**Directive:**
Retype the data that follows line by line, exactly, and leave its pictures out.

▼▼▼

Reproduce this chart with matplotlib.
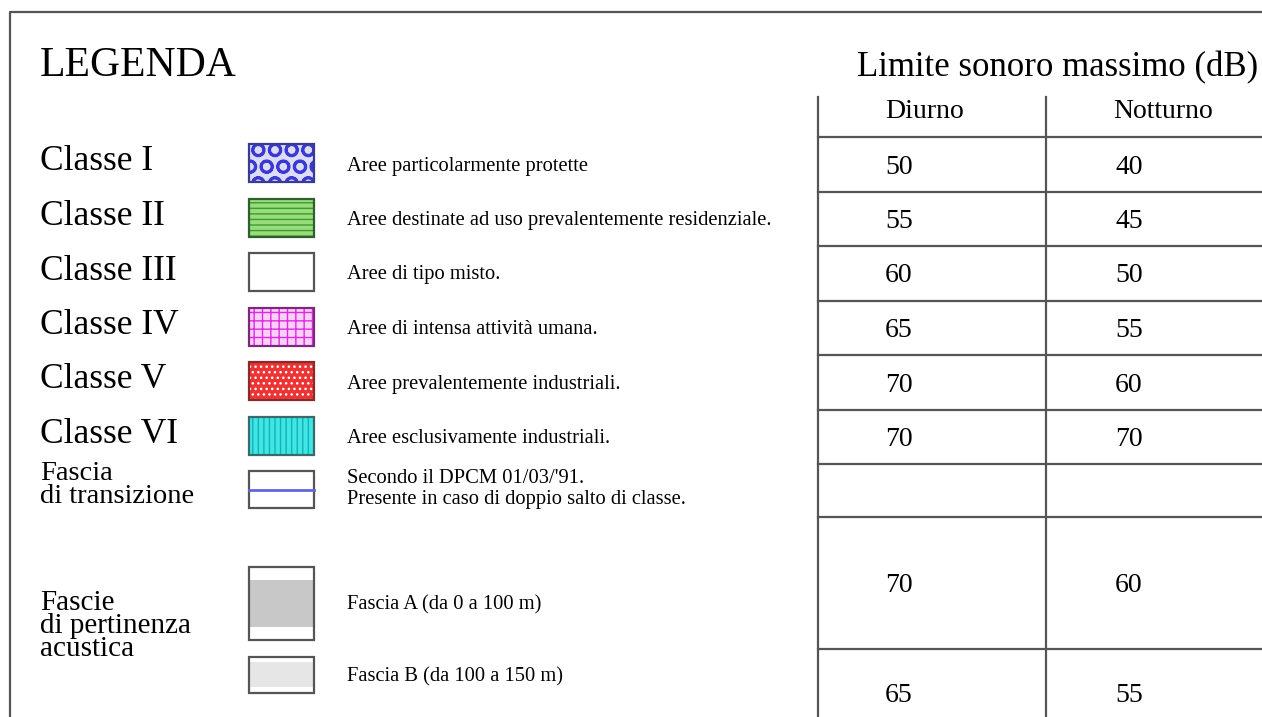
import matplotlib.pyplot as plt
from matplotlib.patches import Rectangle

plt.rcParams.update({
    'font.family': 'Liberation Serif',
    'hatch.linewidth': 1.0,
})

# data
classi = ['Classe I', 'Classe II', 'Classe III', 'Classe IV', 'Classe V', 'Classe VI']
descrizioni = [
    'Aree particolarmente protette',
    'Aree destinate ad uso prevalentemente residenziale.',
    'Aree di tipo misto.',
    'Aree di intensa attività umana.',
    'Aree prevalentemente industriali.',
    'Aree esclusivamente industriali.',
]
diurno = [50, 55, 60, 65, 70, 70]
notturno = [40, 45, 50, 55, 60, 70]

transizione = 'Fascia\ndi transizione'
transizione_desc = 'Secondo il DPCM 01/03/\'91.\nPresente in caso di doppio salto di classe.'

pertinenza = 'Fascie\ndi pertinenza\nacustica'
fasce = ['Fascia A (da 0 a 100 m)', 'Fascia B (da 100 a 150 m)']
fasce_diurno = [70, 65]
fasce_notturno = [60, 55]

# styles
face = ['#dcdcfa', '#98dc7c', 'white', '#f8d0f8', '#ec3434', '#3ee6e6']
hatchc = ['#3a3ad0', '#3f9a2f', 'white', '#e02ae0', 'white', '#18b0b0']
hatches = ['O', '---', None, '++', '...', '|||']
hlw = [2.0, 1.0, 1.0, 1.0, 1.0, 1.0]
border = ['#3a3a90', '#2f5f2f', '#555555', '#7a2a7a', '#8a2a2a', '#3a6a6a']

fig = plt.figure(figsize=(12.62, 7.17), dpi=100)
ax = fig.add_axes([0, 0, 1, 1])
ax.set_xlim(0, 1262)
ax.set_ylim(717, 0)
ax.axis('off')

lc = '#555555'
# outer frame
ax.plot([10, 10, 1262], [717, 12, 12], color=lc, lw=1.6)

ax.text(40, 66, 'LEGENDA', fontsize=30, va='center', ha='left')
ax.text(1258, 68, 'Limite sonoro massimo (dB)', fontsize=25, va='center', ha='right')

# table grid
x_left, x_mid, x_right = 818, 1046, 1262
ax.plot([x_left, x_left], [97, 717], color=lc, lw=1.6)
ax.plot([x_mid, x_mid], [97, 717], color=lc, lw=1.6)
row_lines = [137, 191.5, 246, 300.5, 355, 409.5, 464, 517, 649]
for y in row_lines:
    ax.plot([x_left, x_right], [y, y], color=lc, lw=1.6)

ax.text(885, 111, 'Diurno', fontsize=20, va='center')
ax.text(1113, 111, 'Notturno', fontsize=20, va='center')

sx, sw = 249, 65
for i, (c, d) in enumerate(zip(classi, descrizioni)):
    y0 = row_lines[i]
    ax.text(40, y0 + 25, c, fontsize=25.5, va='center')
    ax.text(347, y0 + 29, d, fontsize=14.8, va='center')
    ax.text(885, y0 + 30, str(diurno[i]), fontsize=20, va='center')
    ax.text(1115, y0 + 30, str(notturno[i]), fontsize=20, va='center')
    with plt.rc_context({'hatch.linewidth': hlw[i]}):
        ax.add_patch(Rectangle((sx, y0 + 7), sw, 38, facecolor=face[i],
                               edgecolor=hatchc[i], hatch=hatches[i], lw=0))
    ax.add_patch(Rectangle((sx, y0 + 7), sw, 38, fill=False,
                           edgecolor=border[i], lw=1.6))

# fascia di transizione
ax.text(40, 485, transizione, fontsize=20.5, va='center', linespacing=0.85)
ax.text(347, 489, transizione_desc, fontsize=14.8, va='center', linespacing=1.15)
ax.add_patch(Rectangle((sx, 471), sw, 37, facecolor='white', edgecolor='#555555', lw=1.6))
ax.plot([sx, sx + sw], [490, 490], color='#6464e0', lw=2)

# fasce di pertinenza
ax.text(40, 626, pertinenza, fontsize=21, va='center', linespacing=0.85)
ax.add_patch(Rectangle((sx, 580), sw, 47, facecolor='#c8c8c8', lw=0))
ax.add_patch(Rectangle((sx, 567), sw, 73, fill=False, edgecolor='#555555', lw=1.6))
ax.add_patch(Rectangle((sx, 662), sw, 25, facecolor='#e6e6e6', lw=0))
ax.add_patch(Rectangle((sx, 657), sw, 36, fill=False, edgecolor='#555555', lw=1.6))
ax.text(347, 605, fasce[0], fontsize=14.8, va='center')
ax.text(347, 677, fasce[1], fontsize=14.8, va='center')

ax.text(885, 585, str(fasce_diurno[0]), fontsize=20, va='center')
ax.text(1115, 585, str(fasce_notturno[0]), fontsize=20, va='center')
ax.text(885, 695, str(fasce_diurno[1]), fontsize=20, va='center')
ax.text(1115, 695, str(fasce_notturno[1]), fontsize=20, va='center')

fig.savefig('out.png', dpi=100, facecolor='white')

▲▲▲

**Written answer:**
Reproduce this chart with matplotlib.
import matplotlib.pyplot as plt
from matplotlib.patches import Rectangle

plt.rcParams.update({
    'font.family': 'Liberation Serif',
    'hatch.linewidth': 1.0,
})

# data
classi = ['Classe I', 'Classe II', 'Classe III', 'Classe IV', 'Classe V', 'Classe VI']
descrizioni = [
    'Aree particolarmente protette',
    'Aree destinate ad uso prevalentemente residenziale.',
    'Aree di tipo misto.',
    'Aree di intensa attività umana.',
    'Aree prevalentemente industriali.',
    'Aree esclusivamente industriali.',
]
diurno = [50, 55, 60, 65, 70, 70]
notturno = [40, 45, 50, 55, 60, 70]

transizione = 'Fascia\ndi transizione'
transizione_desc = 'Secondo il DPCM 01/03/\'91.\nPresente in caso di doppio salto di classe.'

pertinenza = 'Fascie\ndi pertinenza\nacustica'
fasce = ['Fascia A (da 0 a 100 m)', 'Fascia B (da 100 a 150 m)']
fasce_diurno = [70, 65]
fasce_notturno = [60, 55]

# styles
face = ['#dcdcfa', '#98dc7c', 'white', '#f8d0f8', '#ec3434', '#3ee6e6']
hatchc = ['#3a3ad0', '#3f9a2f', 'white', '#e02ae0', 'white', '#18b0b0']
hatches = ['O', '---', None, '++', '...', '|||']
hlw = [2.0, 1.0, 1.0, 1.0, 1.0, 1.0]
border = ['#3a3a90', '#2f5f2f', '#555555', '#7a2a7a', '#8a2a2a', '#3a6a6a']

fig = plt.figure(figsize=(12.62, 7.17), dpi=100)
ax = fig.add_axes([0, 0, 1, 1])
ax.set_xlim(0, 1262)
ax.set_ylim(717, 0)
ax.axis('off')

lc = '#555555'
# outer frame
ax.plot([10, 10, 1262], [717, 12, 12], color=lc, lw=1.6)

ax.text(40, 66, 'LEGENDA', fontsize=30, va='center', ha='left')
ax.text(1258, 68, 'Limite sonoro massimo (dB)', fontsize=25, va='center', ha='right')

# table grid
x_left, x_mid, x_right = 818, 1046, 1262
ax.plot([x_left, x_left], [97, 717], color=lc, lw=1.6)
ax.plot([x_mid, x_mid], [97, 717], color=lc, lw=1.6)
row_lines = [137, 191.5, 246, 300.5, 355, 409.5, 464, 517, 649]
for y in row_lines:
    ax.plot([x_left, x_right], [y, y], color=lc, lw=1.6)

ax.text(885, 111, 'Diurno', fontsize=20, va='center')
ax.text(1113, 111, 'Notturno', fontsize=20, va='center')

sx, sw = 249, 65
for i, (c, d) in enumerate(zip(classi, descrizioni)):
    y0 = row_lines[i]
    ax.text(40, y0 + 25, c, fontsize=25.5, va='center')
    ax.text(347, y0 + 29, d, fontsize=14.8, va='center')
    ax.text(885, y0 + 30, str(diurno[i]), fontsize=20, va='center')
    ax.text(1115, y0 + 30, str(notturno[i]), fontsize=20, va='center')
    with plt.rc_context({'hatch.linewidth': hlw[i]}):
        ax.add_patch(Rectangle((sx, y0 + 7), sw, 38, facecolor=face[i],
                               edgecolor=hatchc[i], hatch=hatches[i], lw=0))
    ax.add_patch(Rectangle((sx, y0 + 7), sw, 38, fill=False,
                           edgecolor=border[i], lw=1.6))

# fascia di transizione
ax.text(40, 485, transizione, fontsize=20.5, va='center', linespacing=0.85)
ax.text(347, 489, transizione_desc, fontsize=14.8, va='center', linespacing=1.15)
ax.add_patch(Rectangle((sx, 471), sw, 37, facecolor='white', edgecolor='#555555', lw=1.6))
ax.plot([sx, sx + sw], [490, 490], color='#6464e0', lw=2)

# fasce di pertinenza
ax.text(40, 626, pertinenza, fontsize=21, va='center', linespacing=0.85)
ax.add_patch(Rectangle((sx, 580), sw, 47, facecolor='#c8c8c8', lw=0))
ax.add_patch(Rectangle((sx, 567), sw, 73, fill=False, edgecolor='#555555', lw=1.6))
ax.add_patch(Rectangle((sx, 662), sw, 25, facecolor='#e6e6e6', lw=0))
ax.add_patch(Rectangle((sx, 657), sw, 36, fill=False, edgecolor='#555555', lw=1.6))
ax.text(347, 605, fasce[0], fontsize=14.8, va='center')
ax.text(347, 677, fasce[1], fontsize=14.8, va='center')

ax.text(885, 585, str(fasce_diurno[0]), fontsize=20, va='center')
ax.text(1115, 585, str(fasce_notturno[0]), fontsize=20, va='center')
ax.text(885, 695, str(fasce_diurno[1]), fontsize=20, va='center')
ax.text(1115, 695, str(fasce_notturno[1]), fontsize=20, va='center')

fig.savefig('out.png', dpi=100, facecolor='white')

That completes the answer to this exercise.